2015 Nobel Ödülü’nü alan Svetlana Aleksiyeviç’in İkinci El Zaman’ı unutulmayacak kitaplar arasında…
Şu sıralarda en sevdiğim yazarlardan bir başkası, 1968 doğumlu Bulgar yazar Georgi Gospodinov … ( Gospodinov’dan söz ettiğim köşe yazısı: https://www.sanattanyansimalar.com/yazarlar/mina-tansel/animsamak/3481/ ) Yine Bulgaristan’dan çıkıp 2005’te İskoçya’ya yerleşen 1973 doğumlu Kapka Kassabova’nın Sınır kitabını nasıl unuturum! Komşularımızın yazdıklarını okuyup düşünürken “biz”i de okumuş, düşünmüş oluyoruz bir anlamda.
Viktor Pelevin’in Sovyet sonrası kuşağını hicvettiği söylenen romanı Pi Kuşağı ile bir başka Rus’un -1961 doğumlu olup İsviçre’de oturan Mikhail Şişkin’in kitapları- okuma sırasına alıp henüz okuyamadıklarımdan…
Bu yazı, eski Doğu Bloku ile Yugoslavya’dan çıkan 20. yüzyıl sonu ve 21. yüzyıl yazarlarının tümüne değinmek iddiasını taşımıyor.

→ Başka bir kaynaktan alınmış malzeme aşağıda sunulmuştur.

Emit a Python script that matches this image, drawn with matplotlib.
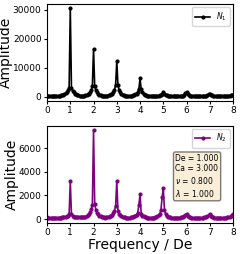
import numpy as np
import matplotlib
matplotlib.use("Agg")
import matplotlib.pyplot as plt

# frequency grid (in units of De)
freq = np.linspace(0, 8, 161)

# amplitude spectra
amp_n1 = [300, 250, 200, 180, 170, 170, 180, 200, 230, 270, 320,
          380, 450, 550, 700, 900, 1200, 1600, 2200, 3100, 30500,
          3000, 2100, 1500, 1100, 800, 600, 450, 350, 280, 250,
          300, 380, 480, 620, 820, 1100, 1500, 2200, 3800, 16500,
          3600, 2200, 1500, 1050, 750, 550, 420, 320, 260, 230,
          280, 350, 450, 600, 800, 1100, 1600, 2400, 4200, 12300,
          4000, 2300, 1500, 1000, 700, 500, 380, 300, 240, 200,
          240, 300, 380, 480, 620, 820, 1100, 1600, 2700, 6300,
          2600, 1500, 1000, 700, 500, 370, 290, 230, 190, 170,
          180, 200, 230, 270, 320, 390, 480, 650, 900, 1500,
          880, 600, 450, 350, 280, 230, 200, 180, 160, 150,
          160, 180, 200, 230, 270, 330, 420, 600, 1300, 1500,
          800, 500, 380, 300, 240, 200, 180, 160, 150, 145,
          150, 160, 180, 200, 240, 290, 370, 500, 800, 1000,
          750, 480, 350, 270, 220, 190, 170, 155, 145, 140,
          150, 160, 180, 210, 250, 300, 380, 500, 700, 500]

amp_n2 = [150, 130, 110, 100, 95, 90, 90, 95, 100, 110, 120,
          130, 140, 150, 165, 180, 200, 230, 280, 420, 3200,
          400, 270, 220, 190, 170, 160, 155, 150, 150, 155,
          170, 190, 220, 260, 320, 420, 580, 850, 1200, 7500,
          1300, 800, 550, 400, 300, 240, 200, 170, 150, 140,
          150, 170, 200, 240, 300, 380, 500, 700, 1150, 3200,
          700, 450, 320, 250, 200, 170, 150, 135, 125, 120,
          130, 145, 165, 190, 230, 290, 380, 550, 1200, 2100,
          450, 300, 230, 190, 160, 140, 130, 120, 115, 115,
          125, 140, 160, 190, 240, 320, 450, 800, 1850, 2600,
          800, 400, 280, 210, 170, 145, 130, 120, 110, 105,
          110, 115, 125, 135, 150, 170, 200, 250, 350, 450,
          300, 200, 160, 140, 125, 115, 110, 105, 100, 100,
          105, 110, 120, 130, 145, 165, 195, 240, 330, 400,
          300, 200, 160, 140, 125, 115, 110, 105, 100, 100,
          105, 110, 120, 130, 145, 165, 195, 240, 330, 450]

params_text = "De = 1.000\nCa = 3.000\n$\\nu$ = 0.800\n$\\lambda$ = 1.000"

fig, (ax1, ax2) = plt.subplots(2, 1, figsize=(2.4, 2.54), dpi=100)
fig.subplots_adjust(left=0.196, right=0.971, top=0.984, bottom=0.124, hspace=0.26)

ax1.plot(freq, amp_n1, color="black", marker="o", markersize=2, linewidth=1.2, label="$N_1$")
ax2.plot(freq, amp_n2, color="purple", marker="o", markersize=2, linewidth=1.2, label="$N_2$")

for ax in (ax1, ax2):
    ax.set_xlim(0, 8)
    ax.set_xticks(range(9))
    ax.set_ylabel("Amplitude", fontsize=10, labelpad=0)
    ax.tick_params(labelsize=6.5, length=2.5, pad=1.5)
    ax.legend(loc="upper right", fontsize=5.5, borderaxespad=0.4)

ax1.set_yticks([0, 10000, 20000, 30000])
ax2.set_yticks([0, 2000, 4000, 6000])
ax2.set_xlabel("Frequency / De", fontsize=10, labelpad=1)

ax2.text(0.69, 0.71, params_text, transform=ax2.transAxes, fontsize=5.5,
         va="top", ha="left",
         bbox=dict(boxstyle="round,pad=0.25", facecolor="wheat", alpha=0.5))

fig.savefig("out.png", dpi=100)
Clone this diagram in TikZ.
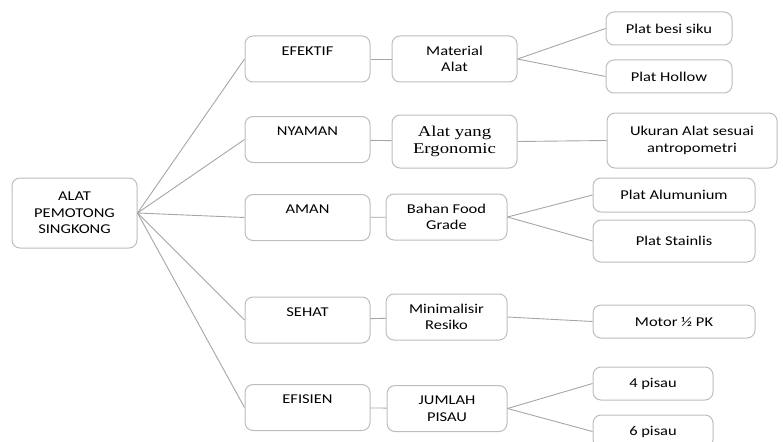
\documentclass[tikz,border=0pt]{standalone}
\usepackage{fontspec}
\setmainfont{Carlito}[FakeStretch=1.22]
\newfontfamily\ergofont{Liberation Serif}[FakeStretch=1.25]
\usetikzlibrary{positioning}

\definecolor{boxgray}{HTML}{BDBDBD}
\definecolor{linkgray}{HTML}{A6A6A6}

\begin{document}
\begin{tikzpicture}[
    x=1pt, y=-1pt,
    card/.style={draw=boxgray, line width=1pt, rectangle, rounded corners=8pt, fill=white, align=center, font=\fontsize{13.5}{16.5}\selectfont, inner sep=0pt, minimum width=125pt, minimum height=46pt},
    leaf/.style={card, minimum height=33pt},
    link/.style={draw=linkgray, line width=0.9pt}
]
    \useasboundingbox (0,0) rectangle (783,441);

    % root
    \node[card, minimum height=70pt] (root) at (74.5, 213) {ALAT\\PEMOTONG\\SINGKONG};

    % criteria column
    \node[card] (efektif) at (307.5, 59)    {EFEKTIF\\\mbox{}};
    \node[card] (nyaman)  at (307.5, 139.5) {NYAMAN\\\mbox{}};
    \node[card] (aman)    at (307.5, 217.5) {AMAN\\\mbox{}};
    \node[card] (sehat)   at (307.5, 320)   {SEHAT\\\mbox{}};
    \node[card] (efisien) at (307.5, 407.5) {EFISIEN\\\mbox{}};

    % requirement column
    \node[card] (material) at (454.5, 59) {Material\\Alat};
    \node[card, minimum height=53pt, font=\ergofont\fontsize{15}{17}\selectfont] (ergo) at (454.5, 141.5) {Alat yang\\Ergonomic};
    \node[card, minimum width=121pt] (bahan)   at (446.5, 217)   {Bahan Food\\Grade};
    \node[card, minimum width=121pt] (minimal) at (446.5, 317)   {Minimalisir\\Resiko};
    \node[card, minimum width=120pt] (jumlah)  at (447, 408.5)   {JUMLAH\\PISAU};

    % solution column
    \node[leaf, minimum width=126pt] (besi)   at (669, 28.5) {Plat besi siku};
    \node[leaf, minimum width=126pt] (hollow) at (669, 76.5) {Plat Hollow};
    \node[leaf, minimum width=170pt, minimum height=55pt] (ukuran) at (692, 140.5) {Ukuran Alat sesuai\\antropometri};
    \node[leaf, minimum width=162pt, minimum height=34pt] (alu)   at (674, 195) {Plat Alumunium};
    \node[leaf, minimum width=162pt, minimum height=42pt] (stain) at (674, 241) {Plat Stainlis};
    \node[leaf, minimum width=162pt] (motor) at (674, 321.5) {Motor ½ PK};
    \node[leaf, minimum width=120pt] (empat) at (653, 383.5) {4 pisau};
    \node[leaf, minimum width=120pt] (enam)  at (653, 431.5) {6 pisau};

    % connectors
    \foreach \c in {efektif, nyaman, aman, sehat, efisien}
        \draw[link] (root.east) -- (\c.west);
    \draw[link] (efektif) -- (material);
    \draw[link] (nyaman) -- (ergo);
    \draw[link] (aman) -- (bahan);
    \draw[link] (sehat) -- (minimal);
    \draw[link] (efisien) -- (jumlah);
    \draw[link] (material.east) -- (besi.west);
    \draw[link] (material.east) -- (hollow.west);
    \draw[link] (ergo.east) -- (ukuran.west);
    \draw[link] (bahan.east) -- (alu.west);
    \draw[link] (bahan.east) -- (stain.west);
    \draw[link] (minimal.east) -- (motor.west);
    \draw[link] (jumlah.east) -- (empat.west);
    \draw[link] (jumlah.east) -- (enam.west);

\end{tikzpicture}
\end{document}
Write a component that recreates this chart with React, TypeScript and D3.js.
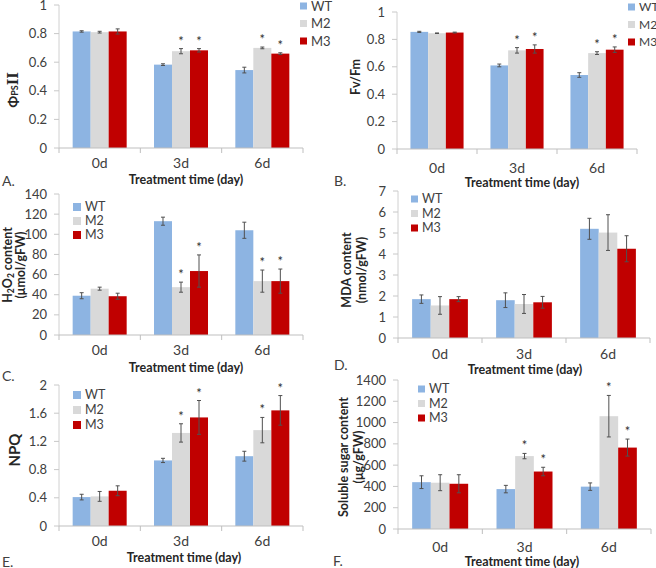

Madem Laszlo Krasnahorkai’nin 2025 Nobel Edebiyat Ödülü’ne değer bulunması üzerine akla gelenlerin paylaşıldığı bir yazı oldu, ana konuya dönsün; yazarın kendisine sorulan bir soruya verdiği yanıtla bitsin:
“Henüz hiçbir kitabınızı okumamış birine önce hangi kitabınızdan başlamayı önerirsiniz?”
“Eğer kitabımı okumamış okurlar varsa onlara okumaları için hiçbir şey önermiyorum; onun yerine dışarı çıksınlar, otursunlar bir yere- belki bir dere kenarına, hiçbir şey yapmadan, hiçbir şey düşünmeden, taş gibi kalsınlar. Sonunda benim kitaplarımı okumuş biriyle karşılaşırlar.”
Hiç Krasnahorkai okumamış olanlar, denemeye değer mi, dersiniz?